EdtechX completes China group merger and raises $36m for expansion

An education technology acquisition firm has secured multi-million dollar investment as it merges with an English language training (ELT) service provider.

London-based EdtechX has announced it has completed its merger with Meten International Education Group, and the two firms have closed a $36m investment round.

The round saw participation from institutional investors including Italian asset manager Azimut, and Fortune Global 500 company Xiamen ITG Holding Group.

Operating as Meten EdtechX Education Group, the newly combined entity will continue to focus on providing English language and future skills training for Chinese students and professionals.

The new investment and merger is expected to accelerate the expansion of Meten’s ELT offering and its digital platform Likeshuo, as well as fund potential acquisitions both in China and overseas.

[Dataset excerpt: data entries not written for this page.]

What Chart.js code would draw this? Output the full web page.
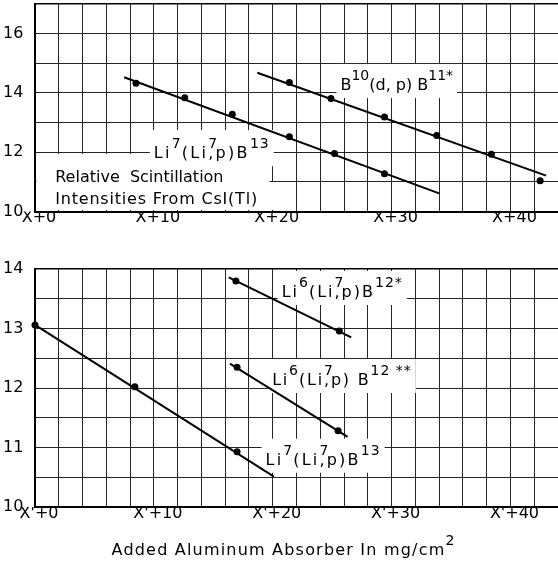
<!DOCTYPE html>
<html>
<head>
<meta charset="utf-8">
<script src="https://cdn.jsdelivr.net/npm/chart.js@4.4.0/dist/chart.umd.min.js"></script>
<style>
  html, body { margin: 0; padding: 0; background: #fff; overflow: hidden; }
  .panel { position: absolute; left: 0; }
  #topPanel { top: 0; }
  #bottomPanel { top: 240px; }
</style>
</head>
<body>
<div class="panel" id="topPanel"><canvas id="topChart" width="562" height="240"></canvas></div>
<div class="panel" id="bottomPanel"><canvas id="bottomChart" width="562" height="322"></canvas></div>
<script>
// upper panel (X + absorber)
const topXTicks = ['X+0', 'X+10', 'X+20', 'X+30', 'X+40'];
const topYTicks = [10, 12, 14, 16];
const liLiTopX = [8.5, 12.6, 16.6, 21.4, 25.2, 29.4];
const liLiTopY = [14.33, 13.84, 13.28, 12.52, 11.96, 11.27];
const liLiTopFitX = [7.5, 34.0];
const liLiTopFitY = [14.53, 10.61];
const boronX = [21.4, 24.9, 29.4, 33.8, 38.4, 42.5];
const boronY = [14.35, 13.81, 13.19, 12.56, 11.93, 11.04];
const boronFitX = [18.7, 43.0];
const boronFitY = [14.68, 11.21];

// lower panel (X' + absorber)
const bottomXTicks = ["X'+0", "X'+10", "X'+20", "X'+30", "X'+40"];
const bottomYTicks = [10, 11, 12, 13, 14];
const liLiBotX = [0, 8.4, 17.0];
const liLiBotY = [13.06, 12.02, 10.93];
const liLiBotFitX = [0, 20.1];
const liLiBotFitY = [13.06, 10.51];
const li6StarX = [16.9, 25.6];
const li6StarY = [13.80, 12.96];
const li6StarFitX = [16.3, 26.6];
const li6StarFitY = [13.86, 12.85];
const li6TwoStarX = [17.0, 25.5];
const li6TwoStarY = [12.35, 11.28];
const li6TwoStarFitX = [16.4, 26.3];
const li6TwoStarFitY = [12.41, 11.18];

const FONT = '"DejaVu Sans", sans-serif';
const BASE_FONT = '16px ' + FONT;
const SUP_FONT = '14px ' + FONT;
const GRID = '#262626';

function pairs(xs, ys) {
    return xs.map((x, i) => ({ x: x, y: ys[i] }));
}

function dots(xs, ys) {
    return { data: pairs(xs, ys), showLine: false, pointRadius: 3.5, pointBackgroundColor: '#000', pointBorderWidth: 0, clip: false };
}

function fit(xs, ys) {
    return { data: pairs(xs, ys), showLine: true, borderColor: '#000', borderWidth: 2, pointRadius: 0, clip: false };
}

// parts: [text, kind] kind 0 = normal, 1 = superscript, 2 = superscript without advance
function drawRich(ctx, parts, x, y, draw, ls) {
    let cx = x;
    parts.forEach(([t, kind]) => {
        ctx.font = kind ? SUP_FONT : BASE_FONT;
        ctx.letterSpacing = (kind ? Math.min(ls || 0, 1) : (ls || 0)) + 'px';
        const w = ctx.measureText(t).width;
        if (draw) ctx.fillText(t, cx, kind ? y - 10 : y);
        if (kind !== 2) cx += w;
    });
    ctx.letterSpacing = '0px';
    return cx - x;
}

// text written into the plot, with a white patch cut out of the grid behind it
const notesPlugin = {
    id: 'notes',
    beforeDatasetsDraw(chart, args, opts) {
        const { ctx, chartArea: a, scales: { x, y } } = chart;
        ctx.save();
        ctx.beginPath();
        ctx.rect(a.left + 1.5, a.top + 1.5, a.width - 3, a.height - 3);
        ctx.clip();
        ctx.fillStyle = '#fff';
        opts.notes.forEach(n => {
            const px = x.getPixelForValue(n.x), py = y.getPixelForValue(n.y);
            const w = drawRich(ctx, n.parts, px, py, false, n.ls);
            const p = n.pad || [4, 4, 4, 4];
            ctx.fillRect(px - p[0], py - 22 - p[1], w + p[0] + p[2], 26 + p[1] + p[3]);
        });
        ctx.restore();
        ctx.save();
        ctx.fillStyle = '#000';
        ctx.textBaseline = 'alphabetic';
        opts.notes.forEach(n => {
            drawRich(ctx, n.parts, x.getPixelForValue(n.x), y.getPixelForValue(n.y), true, n.ls);
        });
        if (opts.title) {
            const w = drawRich(ctx, opts.title, 0, 0, false, 1.2);
            drawRich(ctx, opts.title, x.getPixelForValue(opts.titleX) - w / 2, a.bottom + 48, true, 1.2);
        }
        ctx.restore();
    }
};

function panel(canvasId, datasets, xLabels, yMax, yStep, yLabels, padTop, axisHeight, notes, title) {
    return new Chart(document.getElementById(canvasId), {
        type: 'scatter',
        data: { datasets: datasets },
        options: {
            responsive: false,
            animation: false,
            layout: { padding: { top: padTop, right: 1, left: 3, bottom: 0 } },
            plugins: {
                legend: { display: false },
                tooltip: { enabled: false },
                notes: { notes: notes, title: title, titleX: 20.9 }
            },
            scales: {
                x: {
                    type: 'linear', min: 0, max: 44,
                    afterFit: s => { s.height = axisHeight; s.paddingLeft = 0; s.paddingRight = 0; },
                    ticks: {
                        stepSize: 2, autoSkip: false, maxRotation: 0, padding: -3, labelOffset: 4,
                        color: '#000', font: { family: FONT, size: 16 },
                        callback: v => (v % 10 === 0 ? xLabels[v / 10] : '')
                    },
                    grid: { color: GRID, lineWidth: 1, drawTicks: false },
                    border: { color: '#000', width: 2 }
                },
                y: {
                    type: 'linear', min: 10, max: yMax,
                    afterFit: s => { s.width = 32; s.paddingTop = 0; s.paddingBottom = 0; },
                    ticks: {
                        stepSize: yStep, autoSkip: false, crossAlign: 'far', padding: 0,
                        color: '#000', font: { family: FONT, size: 16 },
                        callback: v => (yLabels.includes(v) ? String(v) : '')
                    },
                    grid: {
                        drawTicks: false,
                        color: c => (c.tick && c.tick.value === yMax ? '#000' : GRID),
                        lineWidth: c => (c.tick && c.tick.value === yMax ? 1.5 : 1)
                    },
                    border: { color: '#000', width: 2 }
                }
            }
        },
        plugins: [notesPlugin]
    });
}

document.addEventListener('DOMContentLoaded', function () {
    panel('topChart', [
        fit(liLiTopFitX, liLiTopFitY), dots(liLiTopX, liLiTopY),
        fit(boronFitX, boronFitY), dots(boronX, boronY)
    ], topXTicks, 17, 1, topYTicks, 4, 28.5, [
        { parts: [['B', 0], ['10', 1], ['(d, p) B', 0], ['11*', 1]], x: 25.7, y: 14.1 },
        { parts: [['Li', 0], ['7', 1], ['(Li', 0], ['7', 2], [',p)B', 0], ['13', 1]], x: 10.0, y: 11.8, ls: 2.3, pad: [4, 6, 4, 4] },
        { parts: [['Relative  Scintillation', 0]], x: 1.7, y: 11.0, pad: [20, 6, 46, 0] },
        { parts: [['Intensities From CsI(Tl)', 0]], x: 1.7, y: 10.25, ls: 0.8, pad: [20, 0, 16, 10] }
    ], null);

    panel('bottomChart', [
        fit(liLiBotFitX, liLiBotFitY), dots(liLiBotX, liLiBotY),
        fit(li6StarFitX, li6StarFitY), dots(li6StarX, li6StarY),
        fit(li6TwoStarFitX, li6TwoStarFitY), dots(li6TwoStarX, li6TwoStarY)
    ], bottomXTicks, 14, 0.5, bottomYTicks, 29, 55, [
        { parts: [['Li', 0], ['6', 1], ['(Li', 0], ['7', 2], [',p)B', 0], ['12*', 1]], x: 20.75, y: 13.53, ls: 2 },
        { parts: [['Li', 0], ['6', 1], ['(Li', 0], ['7', 2], [',p) B', 0], ['12 **', 1]], x: 19.95, y: 12.05, ls: 1.8 },
        { parts: [['Li', 0], ['7', 1], ['(Li', 0], ['7', 2], [',p)B', 0], ['13', 1]], x: 19.4, y: 10.71, ls: 2.2 }
    ], [['Added Aluminum Absorber In mg/cm', 0], ['2', 1]]);
});
</script>
</body>
</html>
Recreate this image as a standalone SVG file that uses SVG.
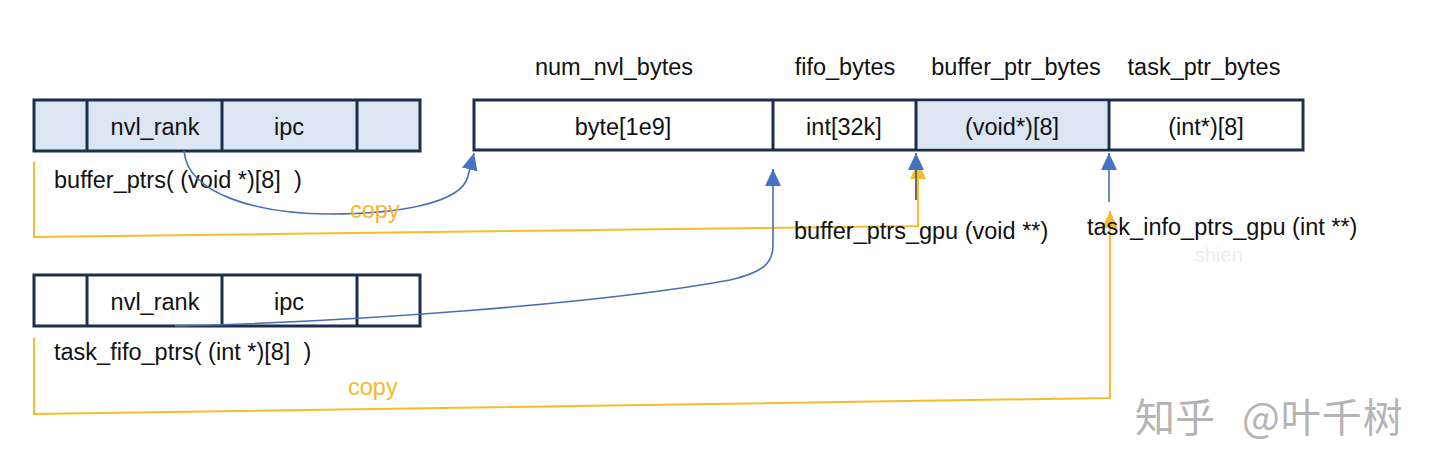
<svg xmlns="http://www.w3.org/2000/svg" width="1440" height="474" viewBox="0 0 1440 474">
<defs>
<style>
.cell{stroke:#1c2e4a;stroke-width:3;fill:#ffffff}
.hl{fill:#dce6f2}
.div{stroke:#1c2e4a;stroke-width:3}
.t{font-family:"Liberation Sans",Arial,sans-serif;font-size:23.5px;fill:#111;white-space:pre}
.c{text-anchor:middle}
.copy{font-family:"Liberation Sans",Arial,sans-serif;font-size:23.5px;fill:#f2b82e}
.blue{fill:none;stroke:#4a6fb0;stroke-width:1.6}
.gray{fill:none;stroke:#6b6b6b;stroke-width:2}
.yel{fill:none;stroke:#f5bd2a;stroke-width:2}
.wm{font-family:"Noto Sans CJK SC",sans-serif;font-size:40px;fill:#b4b4b4}
</style>
<marker id="ab" viewBox="0 0 17 16" refX="17" refY="8" markerWidth="17" markerHeight="16" markerUnits="userSpaceOnUse" orient="auto"><path d="M0,0 L17,8 L0,16 z" fill="#4472c4"/></marker>
<marker id="ay" viewBox="0 0 17 16" refX="17" refY="8" markerWidth="17" markerHeight="16" markerUnits="userSpaceOnUse" orient="auto"><path d="M0,0 L17,8 L0,16 z" fill="#f5bd2a"/></marker>
</defs>
<rect width="1440" height="474" fill="#ffffff"/>

<g id="buffer_ptrs">
<rect class="cell hl" x="34" y="100" width="386" height="51"/>
<line class="div" x1="87" y1="100" x2="87" y2="151"/>
<line class="div" x1="222" y1="100" x2="222" y2="151"/>
<line class="div" x1="357" y1="100" x2="357" y2="151"/>
<text class="t c" x="155" y="135">nvl_rank</text>
<text class="t c" x="289" y="135">ipc</text>
<text class="t" x="54" y="188" xml:space="preserve">buffer_ptrs( (void *)[8]  )</text>
</g>

<g id="task_fifo_ptrs">
<rect class="cell" x="34" y="275" width="386" height="51"/>
<line class="div" x1="87" y1="275" x2="87" y2="326"/>
<line class="div" x1="222" y1="275" x2="222" y2="326"/>
<line class="div" x1="357" y1="275" x2="357" y2="326"/>
<text class="t c" x="155" y="310">nvl_rank</text>
<text class="t c" x="289" y="310">ipc</text>
<text class="t" x="54" y="360" xml:space="preserve">task_fifo_ptrs( (int *)[8]  )</text>
</g>

<g id="buffer">
<rect class="cell" x="474" y="100" width="829" height="50"/>
<rect class="hl" x="917" y="101.5" width="190" height="47"/>
<line class="div" x1="773" y1="100" x2="773" y2="150"/>
<line class="div" x1="916" y1="100" x2="916" y2="150"/>
<line class="div" x1="1109" y1="100" x2="1109" y2="150"/>
<text class="t c" x="614" y="75">num_nvl_bytes</text>
<text class="t c" x="845" y="75">fifo_bytes</text>
<text class="t c" x="1016" y="75">buffer_ptr_bytes</text>
<text class="t c" x="1204" y="75">task_ptr_bytes</text>
<text class="t c" x="623" y="135">byte[1e9]</text>
<text class="t c" x="844" y="135">int[32k]</text>
<text class="t c" x="1012" y="135">(void*)[8]</text>
<text class="t c" x="1206" y="135">(int*)[8]</text>
</g>

<g id="connectors">
<path class="yel" d="M34,162 L34,237 L918,226 L918,162" marker-end="url(#ay)"/>
<path class="yel" d="M34,338 L34,414 L1110,398 L1110,211" marker-end="url(#ay)"/>
<path class="blue" d="M184,151 C188,196 262,214 330,214 C395,214 462,204 468,176 L474,153" marker-end="url(#ab)"/>
<path class="blue" d="M175,326 C350,322 600,304 730,280 C765,272 773,262 773,245 L773,169" marker-end="url(#ab)"/>
<path class="gray" d="M916,200 L916,153" marker-end="url(#ab)"/>
<path class="blue" d="M1109,202 L1109,153" marker-end="url(#ab)"/>
<text class="copy" x="350" y="218">copy</text>
<text class="copy" x="348" y="395">copy</text>
</g>

<g id="labels">
<text class="t" x="794" y="239">buffer_ptrs_gpu (void **)</text>
<text class="t" x="1087" y="235">task_info_ptrs_gpu (int **)</text>
<text x="1195" y="262" style="font-family:'Liberation Sans',Arial,sans-serif;font-size:20px;fill:#ededed">shien</text>
</g>

<g id="watermark">
<text class="wm" x="1135" y="432">知乎</text>
<text class="wm" x="1242" y="432" letter-spacing="1">@叶千树</text>
</g>
</svg>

In a joint statement, EdtechX CEO Benjamin Vedrenne-Cloquet and chairman and chief investment officer Charles McIntyre said: “We believe that the closing of these simultaneous transactions during these unprecedented market conditions is a significant achievement.

“It is testament to the strong fundamentals of the Chinese ELT market, characterized by rapid growth in demand for practical English language learning, and the robust expansion strategy pursued by Meten EdtechX which leverages an efficient omnichannel business model and technology to deliver profitable growth.”

Alan Peng, chief executive officer of Meten International Education Group, added: “The closing of this merger marks a significant milestone for Meten, an achievement made possible through the support of investors across the world and the dedication of management teams on both sides of the transaction.

“We look forward to working with Benjamin and Charles to deliver our growth strategy, taking full advantage of the extensive industry experience of our new board directors and the additional funding raised in connection with the transaction.”